Arcs are not constrained to a single source or sink dataset. But in this example, we will listen to a single dataset as the source, and copy and publish to a single dataset as the sink.

For the source, copy the JSON from the boundary and paste it into the source property of the arc.

You can also look up the model JSON via:

$ cls show model --model SourceDataSet --required
"sources" :
 {
    "main" :
    {
      "name" : null,
      "version" : null
    }
 }

Since we can have more than one source dataset, we name them. Above we created a single source dataset named main. This name is only used to reference the dataset within the arc.

For the sink, we declare a new dataset.

$ cls show model --model SinkDataSet --required

Paste the results into the sinks property of the arc under the main key.

"sinks" :
 {
    "main" :
    {
      "name" : null,
      "version" : null,
      "pathURI" : null
    }
 }

The dataset properties follow the same rules as the dataset declared in the above boundary. Any arc listening for the availability of data created by this arc will use these values to subscribe.

For the pathURI, use the bucket created above with a prefix named /sink/: s3://mybucket/sink/.

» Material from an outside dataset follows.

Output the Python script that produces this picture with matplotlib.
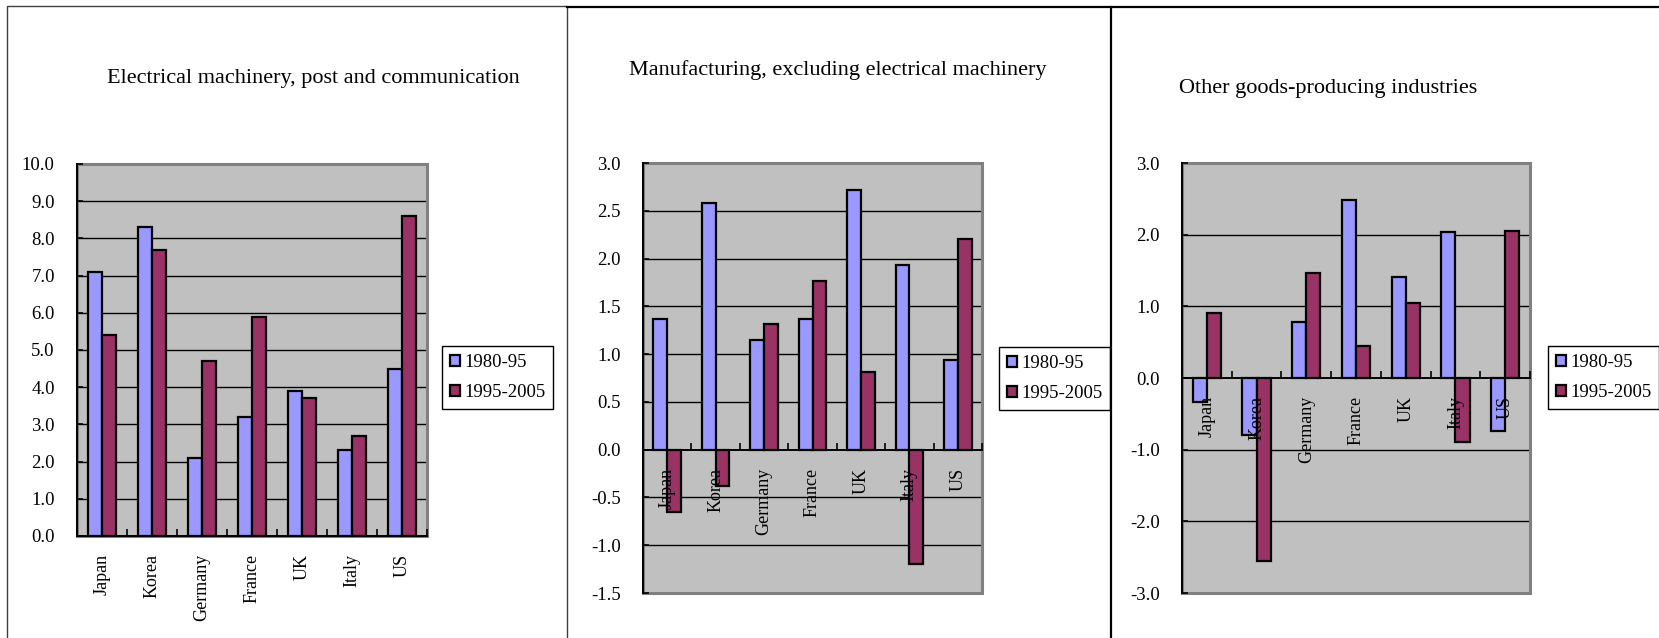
import numpy as np
import matplotlib
matplotlib.use("Agg")
import matplotlib.pyplot as plt
from matplotlib.patches import Rectangle
from matplotlib.lines import Line2D

plt.rcParams['font.family'] = ['Liberation Serif', 'DejaVu Serif']

# data
countries = ['Japan', 'Korea', 'Germany', 'France', 'UK', 'Italy', 'US']
series = ['1980-95', '1995-2005']
titles = ['Electrical machinery, post and communication',
          'Manufacturing, excluding electrical machinery',
          'Other goods-producing industries']

elec_80_95 = [7.1, 8.3, 2.1, 3.2, 3.9, 2.3, 4.5]
elec_95_05 = [5.4, 7.7, 4.7, 5.9, 3.7, 2.7, 8.6]
manu_80_95 = [1.37, 2.58, 1.15, 1.37, 2.72, 1.93, 0.94]
manu_95_05 = [-0.65, -0.38, 1.31, 1.76, 0.81, -1.20, 2.20]
other_80_95 = [-0.33, -0.79, 0.78, 2.49, 1.41, 2.04, -0.74]
other_95_05 = [0.91, -2.55, 1.47, 0.44, 1.05, -0.89, 2.05]

elec_ticks = [0.0, 1.0, 2.0, 3.0, 4.0, 5.0, 6.0, 7.0, 8.0, 9.0, 10.0]
manu_ticks = [-1.5, -1.0, -0.5, 0.0, 0.5, 1.0, 1.5, 2.0, 2.5, 3.0]
other_ticks = [-3.0, -2.0, -1.0, 0.0, 1.0, 2.0, 3.0]

BLUE = '#9999FF'
MAROON = '#993366'
PLOT_BG = '#C0C0C0'
FRAME = '#808080'

W, H = 1659, 638
fig = plt.figure(figsize=(W / 100, H / 100), dpi=100)


def px_rect(left, top, right, bottom):
    """Pixelkoordinaten (von oben) -> Figure-Bruchteile."""
    return [left / W, 1 - bottom / H, (right - left) / W, (bottom - top) / H]


def fig_line(xs, ys, color, lw):
    fig.add_artist(Line2D([x / W for x in xs], [1 - y / H for y in ys],
                          color=color, linewidth=lw, transform=fig.transFigure))


def draw_panel(rect, v1, v2, yticks, title, title_xy, legend_xy):
    ax = fig.add_axes(px_rect(*rect))
    x = np.arange(len(countries))
    w = 1 / 3.5
    ax.bar(x - w / 2, v1, w, color=BLUE, edgecolor='black', linewidth=1.6,
           label=series[0], zorder=2)
    ax.bar(x + w / 2, v2, w, color=MAROON, edgecolor='black', linewidth=1.6,
           label=series[1], zorder=2)
    ax.set_xlim(-0.5, len(countries) - 0.5)
    ax.set_ylim(yticks[0], yticks[-1])
    ax.set_facecolor(PLOT_BG)
    ax.set_axisbelow(False)

    # Gitterlinien hinter den Balken
    for t in yticks[1:-1]:
        if t != 0:
            ax.axhline(t, color='black', linewidth=1.0, zorder=1)

    # grauer Rahmen der Plotfläche
    ax.add_patch(Rectangle((0, 0), 1, 1, transform=ax.transAxes, fill=False,
                           edgecolor=FRAME, linewidth=2.2, zorder=1.2, clip_on=False))
    ax.spines['top'].set_visible(False)
    ax.spines['right'].set_visible(False)
    ax.spines['left'].set_color('black')
    ax.spines['left'].set_linewidth(1.4)
    ax.spines['bottom'].set_position(('data', 0))
    ax.spines['bottom'].set_color('black')
    ax.spines['bottom'].set_linewidth(1.4)

    ax.set_yticks(yticks)
    ax.set_yticklabels([f'{t:.1f}' for t in yticks])
    ax.tick_params(axis='y', direction='in', length=4, width=1.2, pad=16, labelsize=13.5)
    ax.set_xticks(x)
    ax.set_xticklabels(countries, rotation=90)
    ax.tick_params(axis='x', which='major', length=0, pad=13, labelsize=13)
    ax.set_xticks(np.arange(len(countries) + 1) - 0.5, minor=True)
    ax.tick_params(axis='x', which='minor', direction='in', length=5, width=1.2)

    fig.text(title_xy[0] / W, 1 - title_xy[1] / H, title, ha='center', va='center',
             fontsize=16)

    leg = ax.legend(loc='upper left',
                    bbox_to_anchor=(legend_xy[0] / W, 1 - legend_xy[1] / H),
                    bbox_transform=fig.transFigure, borderaxespad=0,
                    fancybox=False, edgecolor='black', framealpha=1, fontsize=13.5,
                    handlelength=0.55, handleheight=0.55, handletextpad=0.2,
                    labelspacing=0.7, borderpad=0.42)
    leg.get_frame().set_linewidth(1.0)
    return ax


draw_panel((77, 164, 427, 536), elec_80_95, elec_95_05, elec_ticks,
           titles[0], (313, 79), (442, 346))
draw_panel((643, 163, 982, 593), manu_80_95, manu_95_05, manu_ticks,
           titles[1], (838, 70), (999, 347))
draw_panel((1182, 163, 1530, 593), other_80_95, other_95_05, other_ticks,
           titles[2], (1328, 88), (1548, 346))

# Rahmen der drei Diagrammfelder
fig_line([7, 7, 567, 567], [H, 6, 6, H], '#404040', 1.0)
fig_line([567, W], [7, 7], 'black', 1.6)
fig_line([1111, 1111], [7, H], 'black', 1.6)

fig.savefig('out.png', dpi=100)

That’s it! The project is complete.

To verify the project is valid, call:

$ cls verify -p project-copy.json

Finally, to deploy the project:

$ cls deploy -p project-copy.json

The following commands will list all currently deployed placements and projects:

$ cls placements
$ cls projects

Now we need to upload some data to the source bucket.

Remember to use the same bucket name as the one specified in the project.
$ echo "Hello World" > hello.txt
$ aws s3 cp hello.txt s3://mybucket/source/

In a few minutes, the file will be copied to the sink location.

$ aws s3 ls s3://mybucket/sink/

The following commands will summarize the status of all currently deployed arcs and datasets.

$ cls arcs status
$ cls datasets status
It is recommended at this point to log into your AWS Console and browse the new S3 buckets created to store clusterless metadata, and the deployed AWS Step Functions state machines.

Finally, destroy the project.

$ cls destroy -p project-copy.json

The bucket should be removed if removeOnDestroy was set to true.